Cuitlatec

Total population
- Unknown, no longer distinct group

Regions with significant populations
- Mexico (Guerrero)

Languages
- Cuitlatec

Religion
- Mesoamerican religion

= Cuitlatec people =

Practically extinct Indigenous people of Mexico

The Cuitlatec (alternatively Cuitlateco, Cuitlateca) were an Indigenous people of Mexico. They lived in the Río Balsas and Costa Grande regions of Guerrero state in Mexico's Pacific coast region, and this territory was called Cuitlatecapan in Nahuatl. Their native Cuitlatec language is generally considered to be a language isolate. Cuitlatec is considered extinct as a linguistic group and ethnic identity, the last speaker of the language having died in the 1960s.

==Name==
The name Cuitlatec is a derogatory Nahuatl exonym, the root cuitlatl carrying the vulgar meaning of "excrement". However, this also been interpreted as "gold people", given that gold was named in Nahuatl teocuitlatl, or "divine excrement". The Cuitlatec name for themselves was aʔnelgái.

==History==
The archaeological site of Xihuacan is believed to have been inhabited by Cuitlatecs.

The oral tradition of the Cuitlatec of San Miguel Totolapan recounted a migration of unspecified date from Atoyac de Álvarez. In the late postclassic period (1250-1521 AD), the most important town of the coastal Cuitlatec was called Mexcaltepec. Although its precise location is unknown given that it was abandoned by 1580, it was supposedly located in the mountains inland from Atoyac de Álvarez. Mexcaltepec was the center of a regionally important polity, described by Fray Juan de Torquemada as spanning 80 Spanish leagues along the coast and having 150,000 families. Among the subject towns of Mexcaltepec were Acapulco, Citlaltomagua, Coyaco, and Tecpantepec. Most of the Cuitlatec communities in the Balsas basin were subjugated by the expanding Purépecha Empire, and most others by the Aztec Empire.

After the Spanish arrived, the Cuitlatec population declined quickly. The population of Mexcaltepec, for instance, fell to only about 1,000 in the course of a few years. The Cuitlatecs resisted the Spanish intensely for more than six decades after the conquest.

==Culture==
The Relaciones geográficas provide some description of Cuitlatec culture in the sixteenth century. They were an agricultural people, cultivating typical Mesoamerican crops like maize, chile, beans, cotton, cacao, pepitas, melons and gourds. Their houses were small and low, and made out of adobe or sticks with thatched roofs.

Children were named after their day sign according to their version of the tonalpohualli.
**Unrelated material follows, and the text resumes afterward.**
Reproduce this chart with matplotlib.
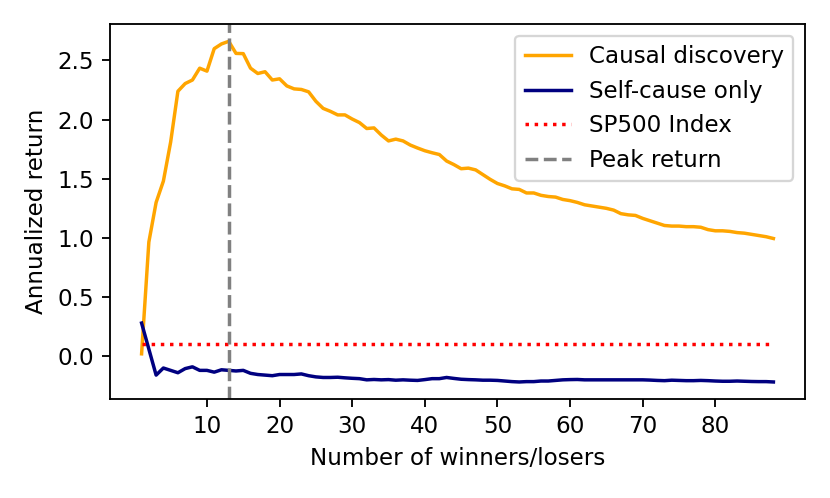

Marriages were arranged at age four or five, and carried out upon reaching adulthood, with the expectation that it would last for life. The marriage ceremony consisted of coming before an idol and the parents gifting clothing to their child-in-law. Adultery was punished by cutting off the nose of the adulterer, and giving all his property and sisters to the rightful husband. The dead were buried in temples, in a round hole in a seated position, accompanied by food, clothing and slaves.

The Cuitlatec had complex and diverse rituals and cosmology with a great variety of deities. They worshipped the sun and moon and practiced idolatry and bloodletting. A priesthood existed which took care of temples. The head priest spoke with the idols, and to reach such a position he had to be chaste and serve in the temple for four years without leaving.

They were a warlike people, and after being conquered by the Aztecs, they often fought in their wars. They were said to transform into jaguars, lions, lizards, or serpents in order to serve as brave warriors, perhaps alluding to military orders like the jaguar warriors or a belief in nahualism.

By the colonial period, the Cuitlatec were reportedly accustomed to bribes and posed more difficulties in administration than the neighboring Purepecha.